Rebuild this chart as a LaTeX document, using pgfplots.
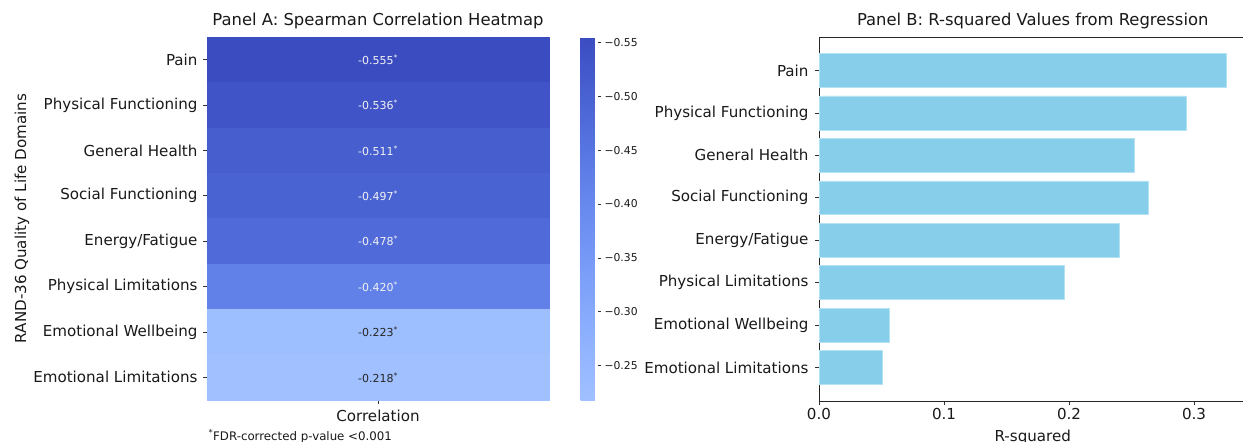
* * *
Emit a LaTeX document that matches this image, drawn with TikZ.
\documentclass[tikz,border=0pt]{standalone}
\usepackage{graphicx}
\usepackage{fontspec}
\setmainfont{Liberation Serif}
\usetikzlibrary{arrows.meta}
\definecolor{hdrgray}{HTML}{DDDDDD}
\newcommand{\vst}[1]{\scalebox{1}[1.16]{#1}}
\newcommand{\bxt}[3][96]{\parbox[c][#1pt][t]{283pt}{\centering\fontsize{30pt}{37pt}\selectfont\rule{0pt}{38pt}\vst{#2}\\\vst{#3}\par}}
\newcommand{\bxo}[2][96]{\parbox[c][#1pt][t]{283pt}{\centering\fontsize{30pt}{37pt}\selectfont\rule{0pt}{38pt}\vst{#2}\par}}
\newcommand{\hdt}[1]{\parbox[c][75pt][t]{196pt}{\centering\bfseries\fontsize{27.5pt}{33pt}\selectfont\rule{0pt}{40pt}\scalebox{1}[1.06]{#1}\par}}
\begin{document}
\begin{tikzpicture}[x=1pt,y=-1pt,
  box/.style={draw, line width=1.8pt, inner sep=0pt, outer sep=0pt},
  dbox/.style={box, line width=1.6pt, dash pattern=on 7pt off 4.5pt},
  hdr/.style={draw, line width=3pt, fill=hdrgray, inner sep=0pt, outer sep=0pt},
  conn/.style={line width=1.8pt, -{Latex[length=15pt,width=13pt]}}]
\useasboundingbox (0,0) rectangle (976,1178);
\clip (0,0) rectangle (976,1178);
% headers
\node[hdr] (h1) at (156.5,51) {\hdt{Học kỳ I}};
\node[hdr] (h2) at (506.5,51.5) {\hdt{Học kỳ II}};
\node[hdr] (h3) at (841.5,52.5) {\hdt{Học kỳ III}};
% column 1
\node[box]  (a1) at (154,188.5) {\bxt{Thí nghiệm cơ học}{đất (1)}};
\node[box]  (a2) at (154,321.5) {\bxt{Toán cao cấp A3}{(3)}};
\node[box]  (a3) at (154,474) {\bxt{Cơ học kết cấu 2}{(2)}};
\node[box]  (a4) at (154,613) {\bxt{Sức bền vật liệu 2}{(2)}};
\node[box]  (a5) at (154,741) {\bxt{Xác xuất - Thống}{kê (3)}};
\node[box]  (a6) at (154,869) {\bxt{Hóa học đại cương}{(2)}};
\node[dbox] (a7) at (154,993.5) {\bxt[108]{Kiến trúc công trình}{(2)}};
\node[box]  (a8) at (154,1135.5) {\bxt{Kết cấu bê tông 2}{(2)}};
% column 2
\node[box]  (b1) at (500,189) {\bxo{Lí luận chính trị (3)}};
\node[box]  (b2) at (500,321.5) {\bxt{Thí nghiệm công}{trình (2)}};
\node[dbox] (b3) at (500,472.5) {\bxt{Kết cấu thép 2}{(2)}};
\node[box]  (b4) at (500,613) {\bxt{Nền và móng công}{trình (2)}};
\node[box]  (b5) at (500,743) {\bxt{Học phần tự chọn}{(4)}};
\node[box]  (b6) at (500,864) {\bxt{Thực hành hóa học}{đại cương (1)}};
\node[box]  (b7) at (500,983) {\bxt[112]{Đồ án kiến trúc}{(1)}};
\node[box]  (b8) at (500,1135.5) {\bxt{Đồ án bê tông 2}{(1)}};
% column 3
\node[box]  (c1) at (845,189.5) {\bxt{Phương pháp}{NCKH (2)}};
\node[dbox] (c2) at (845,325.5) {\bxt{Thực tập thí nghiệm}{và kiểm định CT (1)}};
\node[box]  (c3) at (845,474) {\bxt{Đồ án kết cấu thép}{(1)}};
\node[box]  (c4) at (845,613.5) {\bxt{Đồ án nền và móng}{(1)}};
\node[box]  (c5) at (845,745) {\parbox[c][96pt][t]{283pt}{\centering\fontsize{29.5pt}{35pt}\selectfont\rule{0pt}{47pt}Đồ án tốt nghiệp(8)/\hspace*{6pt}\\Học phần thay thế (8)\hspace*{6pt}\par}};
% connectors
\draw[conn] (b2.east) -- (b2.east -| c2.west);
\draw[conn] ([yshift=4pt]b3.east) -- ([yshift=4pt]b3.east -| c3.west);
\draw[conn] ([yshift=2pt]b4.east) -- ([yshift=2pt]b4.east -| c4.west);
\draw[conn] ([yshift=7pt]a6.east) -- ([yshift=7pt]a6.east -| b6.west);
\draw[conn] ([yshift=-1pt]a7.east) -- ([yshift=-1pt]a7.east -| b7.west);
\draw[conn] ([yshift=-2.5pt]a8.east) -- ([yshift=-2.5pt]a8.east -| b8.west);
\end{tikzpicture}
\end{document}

TASK STATEMENT >> Locate all lines holding the word "this", then copy them out.

FINAL ANSWER >>
Rebuild this chart as a LaTeX document, using pgfplots.
Emit a LaTeX document that matches this image, drawn with TikZ.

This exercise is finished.